* **Prompt**: Each line below is to be written out in full, exactly as shown.
Start Source material
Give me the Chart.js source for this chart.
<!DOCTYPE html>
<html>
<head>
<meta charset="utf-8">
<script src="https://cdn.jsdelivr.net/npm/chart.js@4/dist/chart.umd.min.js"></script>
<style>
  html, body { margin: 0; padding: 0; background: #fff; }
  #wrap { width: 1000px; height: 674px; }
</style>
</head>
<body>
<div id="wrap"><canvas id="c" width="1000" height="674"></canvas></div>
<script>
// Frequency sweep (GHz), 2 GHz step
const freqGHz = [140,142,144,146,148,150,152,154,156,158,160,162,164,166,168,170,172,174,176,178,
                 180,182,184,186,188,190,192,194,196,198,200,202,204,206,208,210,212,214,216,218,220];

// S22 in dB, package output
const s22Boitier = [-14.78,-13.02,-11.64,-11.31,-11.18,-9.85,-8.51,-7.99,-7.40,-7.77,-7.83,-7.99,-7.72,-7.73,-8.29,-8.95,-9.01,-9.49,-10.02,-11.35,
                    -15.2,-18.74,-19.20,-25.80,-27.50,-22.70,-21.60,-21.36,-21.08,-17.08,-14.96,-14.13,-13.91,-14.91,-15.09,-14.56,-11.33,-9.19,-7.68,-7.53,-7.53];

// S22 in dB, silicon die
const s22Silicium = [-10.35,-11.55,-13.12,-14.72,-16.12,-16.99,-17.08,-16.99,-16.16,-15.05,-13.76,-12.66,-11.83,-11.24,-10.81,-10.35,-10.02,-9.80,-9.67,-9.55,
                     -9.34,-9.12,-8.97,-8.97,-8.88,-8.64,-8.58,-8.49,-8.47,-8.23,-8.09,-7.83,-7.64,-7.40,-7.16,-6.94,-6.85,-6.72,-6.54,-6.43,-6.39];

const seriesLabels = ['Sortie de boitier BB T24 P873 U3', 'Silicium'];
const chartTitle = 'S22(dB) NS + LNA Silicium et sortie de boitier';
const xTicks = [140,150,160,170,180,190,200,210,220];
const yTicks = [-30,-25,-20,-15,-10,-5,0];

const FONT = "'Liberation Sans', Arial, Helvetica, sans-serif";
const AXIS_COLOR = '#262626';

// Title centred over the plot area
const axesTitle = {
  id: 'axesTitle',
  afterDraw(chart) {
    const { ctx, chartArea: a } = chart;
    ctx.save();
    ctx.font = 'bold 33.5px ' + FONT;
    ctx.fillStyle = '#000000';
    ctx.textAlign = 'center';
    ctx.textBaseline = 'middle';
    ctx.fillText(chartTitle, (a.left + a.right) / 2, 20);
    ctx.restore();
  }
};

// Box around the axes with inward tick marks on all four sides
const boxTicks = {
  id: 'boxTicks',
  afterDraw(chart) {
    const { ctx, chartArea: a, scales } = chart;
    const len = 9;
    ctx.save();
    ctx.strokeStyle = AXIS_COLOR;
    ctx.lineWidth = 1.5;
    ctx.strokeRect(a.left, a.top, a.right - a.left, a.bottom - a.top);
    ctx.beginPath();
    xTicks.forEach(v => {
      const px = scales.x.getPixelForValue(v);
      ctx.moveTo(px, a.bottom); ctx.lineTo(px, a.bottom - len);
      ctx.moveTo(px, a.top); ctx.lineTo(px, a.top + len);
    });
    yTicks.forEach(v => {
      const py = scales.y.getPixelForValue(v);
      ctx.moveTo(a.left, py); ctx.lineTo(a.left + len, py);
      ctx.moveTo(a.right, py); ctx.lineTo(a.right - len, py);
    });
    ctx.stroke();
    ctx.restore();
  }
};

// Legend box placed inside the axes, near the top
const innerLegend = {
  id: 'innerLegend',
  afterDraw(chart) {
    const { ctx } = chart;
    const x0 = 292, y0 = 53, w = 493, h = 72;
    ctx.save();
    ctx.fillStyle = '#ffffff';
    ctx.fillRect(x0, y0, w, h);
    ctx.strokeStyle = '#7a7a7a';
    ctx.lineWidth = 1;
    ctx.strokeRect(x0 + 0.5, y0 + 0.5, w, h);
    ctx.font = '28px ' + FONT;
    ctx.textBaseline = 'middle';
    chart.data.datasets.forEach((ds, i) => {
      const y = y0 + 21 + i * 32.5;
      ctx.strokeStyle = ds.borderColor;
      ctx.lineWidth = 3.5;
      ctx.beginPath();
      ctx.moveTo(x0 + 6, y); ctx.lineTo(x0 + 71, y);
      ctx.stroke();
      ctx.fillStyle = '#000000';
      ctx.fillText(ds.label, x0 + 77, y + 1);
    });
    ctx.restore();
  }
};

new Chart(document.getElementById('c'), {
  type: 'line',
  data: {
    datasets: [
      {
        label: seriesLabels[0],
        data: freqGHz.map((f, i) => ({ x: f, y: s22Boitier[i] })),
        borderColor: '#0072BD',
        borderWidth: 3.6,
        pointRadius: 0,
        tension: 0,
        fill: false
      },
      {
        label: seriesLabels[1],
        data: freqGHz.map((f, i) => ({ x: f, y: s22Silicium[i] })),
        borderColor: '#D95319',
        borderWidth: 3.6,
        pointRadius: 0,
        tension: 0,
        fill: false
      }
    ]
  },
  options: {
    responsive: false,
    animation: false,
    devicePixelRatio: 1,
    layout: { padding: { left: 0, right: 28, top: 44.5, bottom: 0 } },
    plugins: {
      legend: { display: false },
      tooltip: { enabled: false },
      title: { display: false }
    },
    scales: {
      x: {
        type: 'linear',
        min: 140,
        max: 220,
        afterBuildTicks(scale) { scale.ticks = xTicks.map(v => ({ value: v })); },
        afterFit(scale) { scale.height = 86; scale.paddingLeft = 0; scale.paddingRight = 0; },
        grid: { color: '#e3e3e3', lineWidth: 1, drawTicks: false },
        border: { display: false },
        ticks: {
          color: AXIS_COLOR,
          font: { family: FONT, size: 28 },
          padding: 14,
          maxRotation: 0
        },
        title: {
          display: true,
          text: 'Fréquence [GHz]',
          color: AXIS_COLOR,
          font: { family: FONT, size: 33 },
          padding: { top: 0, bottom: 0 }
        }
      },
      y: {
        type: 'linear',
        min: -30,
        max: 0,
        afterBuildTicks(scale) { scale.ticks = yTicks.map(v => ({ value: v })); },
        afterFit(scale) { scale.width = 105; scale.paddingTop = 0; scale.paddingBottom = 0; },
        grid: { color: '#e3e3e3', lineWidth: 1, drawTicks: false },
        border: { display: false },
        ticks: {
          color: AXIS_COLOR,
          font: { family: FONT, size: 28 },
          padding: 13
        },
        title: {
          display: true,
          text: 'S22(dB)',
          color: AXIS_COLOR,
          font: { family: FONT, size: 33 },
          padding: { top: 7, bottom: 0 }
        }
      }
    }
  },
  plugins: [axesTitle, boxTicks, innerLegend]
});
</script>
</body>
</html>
End Source material
* **Result for this exercise**:
Give me the Chart.js source for this chart.
<!DOCTYPE html>
<html>
<head>
<meta charset="utf-8">
<script src="https://cdn.jsdelivr.net/npm/chart.js@4/dist/chart.umd.min.js"></script>
<style>
  html, body { margin: 0; padding: 0; background: #fff; }
  #wrap { width: 1000px; height: 674px; }
</style>
</head>
<body>
<div id="wrap"><canvas id="c" width="1000" height="674"></canvas></div>
<script>
// Frequency sweep (GHz), 2 GHz step
const freqGHz = [140,142,144,146,148,150,152,154,156,158,160,162,164,166,168,170,172,174,176,178,
                 180,182,184,186,188,190,192,194,196,198,200,202,204,206,208,210,212,214,216,218,220];

// S22 in dB, package output
const s22Boitier = [-14.78,-13.02,-11.64,-11.31,-11.18,-9.85,-8.51,-7.99,-7.40,-7.77,-7.83,-7.99,-7.72,-7.73,-8.29,-8.95,-9.01,-9.49,-10.02,-11.35,
                    -15.2,-18.74,-19.20,-25.80,-27.50,-22.70,-21.60,-21.36,-21.08,-17.08,-14.96,-14.13,-13.91,-14.91,-15.09,-14.56,-11.33,-9.19,-7.68,-7.53,-7.53];

// S22 in dB, silicon die
const s22Silicium = [-10.35,-11.55,-13.12,-14.72,-16.12,-16.99,-17.08,-16.99,-16.16,-15.05,-13.76,-12.66,-11.83,-11.24,-10.81,-10.35,-10.02,-9.80,-9.67,-9.55,
                     -9.34,-9.12,-8.97,-8.97,-8.88,-8.64,-8.58,-8.49,-8.47,-8.23,-8.09,-7.83,-7.64,-7.40,-7.16,-6.94,-6.85,-6.72,-6.54,-6.43,-6.39];

const seriesLabels = ['Sortie de boitier BB T24 P873 U3', 'Silicium'];
const chartTitle = 'S22(dB) NS + LNA Silicium et sortie de boitier';
const xTicks = [140,150,160,170,180,190,200,210,220];
const yTicks = [-30,-25,-20,-15,-10,-5,0];

const FONT = "'Liberation Sans', Arial, Helvetica, sans-serif";
const AXIS_COLOR = '#262626';

// Title centred over the plot area
const axesTitle = {
  id: 'axesTitle',
  afterDraw(chart) {
    const { ctx, chartArea: a } = chart;
    ctx.save();
    ctx.font = 'bold 33.5px ' + FONT;
    ctx.fillStyle = '#000000';
    ctx.textAlign = 'center';
    ctx.textBaseline = 'middle';
    ctx.fillText(chartTitle, (a.left + a.right) / 2, 20);
    ctx.restore();
  }
};

// Box around the axes with inward tick marks on all four sides
const boxTicks = {
  id: 'boxTicks',
  afterDraw(chart) {
    const { ctx, chartArea: a, scales } = chart;
    const len = 9;
    ctx.save();
    ctx.strokeStyle = AXIS_COLOR;
    ctx.lineWidth = 1.5;
    ctx.strokeRect(a.left, a.top, a.right - a.left, a.bottom - a.top);
    ctx.beginPath();
    xTicks.forEach(v => {
      const px = scales.x.getPixelForValue(v);
      ctx.moveTo(px, a.bottom); ctx.lineTo(px, a.bottom - len);
      ctx.moveTo(px, a.top); ctx.lineTo(px, a.top + len);
    });
    yTicks.forEach(v => {
      const py = scales.y.getPixelForValue(v);
      ctx.moveTo(a.left, py); ctx.lineTo(a.left + len, py);
      ctx.moveTo(a.right, py); ctx.lineTo(a.right - len, py);
    });
    ctx.stroke();
    ctx.restore();
  }
};

// Legend box placed inside the axes, near the top
const innerLegend = {
  id: 'innerLegend',
  afterDraw(chart) {
    const { ctx } = chart;
    const x0 = 292, y0 = 53, w = 493, h = 72;
    ctx.save();
    ctx.fillStyle = '#ffffff';
    ctx.fillRect(x0, y0, w, h);
    ctx.strokeStyle = '#7a7a7a';
    ctx.lineWidth = 1;
    ctx.strokeRect(x0 + 0.5, y0 + 0.5, w, h);
    ctx.font = '28px ' + FONT;
    ctx.textBaseline = 'middle';
    chart.data.datasets.forEach((ds, i) => {
      const y = y0 + 21 + i * 32.5;
      ctx.strokeStyle = ds.borderColor;
      ctx.lineWidth = 3.5;
      ctx.beginPath();
      ctx.moveTo(x0 + 6, y); ctx.lineTo(x0 + 71, y);
      ctx.stroke();
      ctx.fillStyle = '#000000';
      ctx.fillText(ds.label, x0 + 77, y + 1);
    });
    ctx.restore();
  }
};

new Chart(document.getElementById('c'), {
  type: 'line',
  data: {
    datasets: [
      {
        label: seriesLabels[0],
        data: freqGHz.map((f, i) => ({ x: f, y: s22Boitier[i] })),
        borderColor: '#0072BD',
        borderWidth: 3.6,
        pointRadius: 0,
        tension: 0,
        fill: false
      },
      {
        label: seriesLabels[1],
        data: freqGHz.map((f, i) => ({ x: f, y: s22Silicium[i] })),
        borderColor: '#D95319',
        borderWidth: 3.6,
        pointRadius: 0,
        tension: 0,
        fill: false
      }
    ]
  },
  options: {
    responsive: false,
    animation: false,
    devicePixelRatio: 1,
    layout: { padding: { left: 0, right: 28, top: 44.5, bottom: 0 } },
    plugins: {
      legend: { display: false },
      tooltip: { enabled: false },
      title: { display: false }
    },
    scales: {
      x: {
        type: 'linear',
        min: 140,
        max: 220,
        afterBuildTicks(scale) { scale.ticks = xTicks.map(v => ({ value: v })); },
        afterFit(scale) { scale.height = 86; scale.paddingLeft = 0; scale.paddingRight = 0; },
        grid: { color: '#e3e3e3', lineWidth: 1, drawTicks: false },
        border: { display: false },
        ticks: {
          color: AXIS_COLOR,
          font: { family: FONT, size: 28 },
          padding: 14,
          maxRotation: 0
        },
        title: {
          display: true,
          text: 'Fréquence [GHz]',
          color: AXIS_COLOR,
          font: { family: FONT, size: 33 },
          padding: { top: 0, bottom: 0 }
        }
      },
      y: {
        type: 'linear',
        min: -30,
        max: 0,
        afterBuildTicks(scale) { scale.ticks = yTicks.map(v => ({ value: v })); },
        afterFit(scale) { scale.width = 105; scale.paddingTop = 0; scale.paddingBottom = 0; },
        grid: { color: '#e3e3e3', lineWidth: 1, drawTicks: false },
        border: { display: false },
        ticks: {
          color: AXIS_COLOR,
          font: { family: FONT, size: 28 },
          padding: 13
        },
        title: {
          display: true,
          text: 'S22(dB)',
          color: AXIS_COLOR,
          font: { family: FONT, size: 33 },
          padding: { top: 7, bottom: 0 }
        }
      }
    }
  },
  plugins: [axesTitle, boxTicks, innerLegend]
});
</script>
</body>
</html>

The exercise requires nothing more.